Beyond Basilicas

Centralized Churches of Early Christianity

by Sandra Miesel, appearing in Volume 12

In patristic times, when basilicas ruled the earth, a few alternative church plans dotted the landscape. We may regard these designs as Stephen Jay Gould did the Burgess Shale fossils: novel forms that left no progeny. Nevertheless, both the churches and the fossils are beautiful and worthy of contemplation.

The longitudinal basilican church borrowed the shape of Roman law courts, markets, athletic facilities, and other public buildings. Centrally planned churches, by contrast, derive from Roman mausolea, imperial audience chambers, banqueting halls, and even garden pavilions. Central plans could be cruciform, round, polygonal, or polyconched and further enriched with ambulatories, galleries, and niches of varied shape. Constantine, that energetic patron of Christian architecture, built both types of churches and even mixed forms, such as in the basilican Church of the Nativity in Bethlehem with its octagonal headpiece covering the birthplace of Christ. Regardless of design, the main altar normally stood in the east of the building, not the center.

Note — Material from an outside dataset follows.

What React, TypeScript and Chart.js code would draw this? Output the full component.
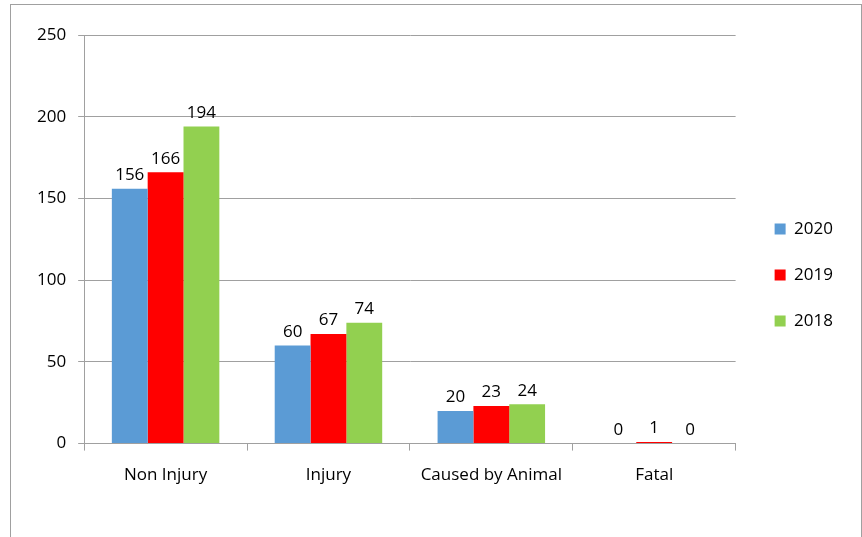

The old rule that basilicas were for community worship but other shapes were for honoring martyrs (martyria) is not universally true. Old St. Peter’s in Rome, built by Constantine, was one of the earliest basilican churches yet was sited over the Apostle’s grave and designed for the convenience of pilgrims. Meanwhile, Constantine’s Golden Octagon at Antioch was the city’s cathedral, not a martyr’s shrine.

The much imitated church that Constantine built to be his own burial place, Holy Apostles at Constantinople, was cruciform, with a central drum over the crossing where the emperor’s tomb lay within a circle of twelve piers representing the Apostles. St. Babylas near Antioch (380), the first martyrium built to enshrine translated relics, copied the cruciform shape and central burial spot of Holy Apostles. A contemporary martyrium designed by St. Gregory of Nyssa added hemispherical lobes (conches) between the arms of the cross and enclosed the structure within a square peristyle of forty columns. A century later, S. Stefano Rotundo in Rome has a circle-in cross-in circle plan: tall, cylindrical nave with an ambulatory attached to four rectangular chapels joined by covered porticoes.

A round design was even simpler. Around 350, Constantine built his daughter a domed and arcaded circular mausoleum, now called S. Costanza, against the wall of S. Agnese’s covered cemetery. The round footprint of St. John the Baptist in Gerasa (531) extrudes four small exedrae like pseudopods. So (contrary to Dan Brown’s allegations in The Da Vinci Code) circular churches existed before the Roman Pantheon, once a temple to all the gods, was rededicated to S. Maria ad Martyres in 610. There is nothing peculiarly pagan about roundness.

Only a single “working” church of tetraconch form still survives. San Lorenzo in Milan (378), a double-shelled quatrefoil with four square towers at the corners and three octagonal chapels budded off the curved exterior walls. Its original dome has been replaced by an octagonal baroque one. Tetraconch churches of the Middle East no longer exist.

But four lobes were not enough for St. Gereon in Cologne. This late fourth-century church was built with eight horseshoeshaped exedrae, a round apse, double-apsed narthex, and a huge atrium. Its mutant design left no progeny.

The most successful of the central plans was the polygon. And perhaps the oddest looking polygonal church was the early fifth century shrine of St. Philip at Hieropolis, which had a floor plan easily mistaken for an asterisk. Each side of its octagonal nave thrust out a barrel-vaulted rectangular niche, with tiny chapels of irregular shape hollowed out of the piers between each niche. The building was enclosed within a square of cells to house pilgrims.

Double-shelled octagons proved more popular. Although sloppily executed and noticeably askew, Justinian’s Church of H. Sergios and Bakchos (536) still stands under its pumpkin dome in Istanbul. But it has long been a mosque. The gem of the style is S. Vitale at Ravenna (547), where the octagonal core rises to a domed octagonal drum. The core is surrounded by seven semicircular niches (the eighth spot opens to the chancel), then enveloped by ambulatories and galleries to create an interior of harmonious complexity, glittering with mosaics and rich colored marbles.

The surviving beauties of S. Costanza, of S. Lorenzo, and of S. Vitale are living fossils, reminders of what might have been in church architecture.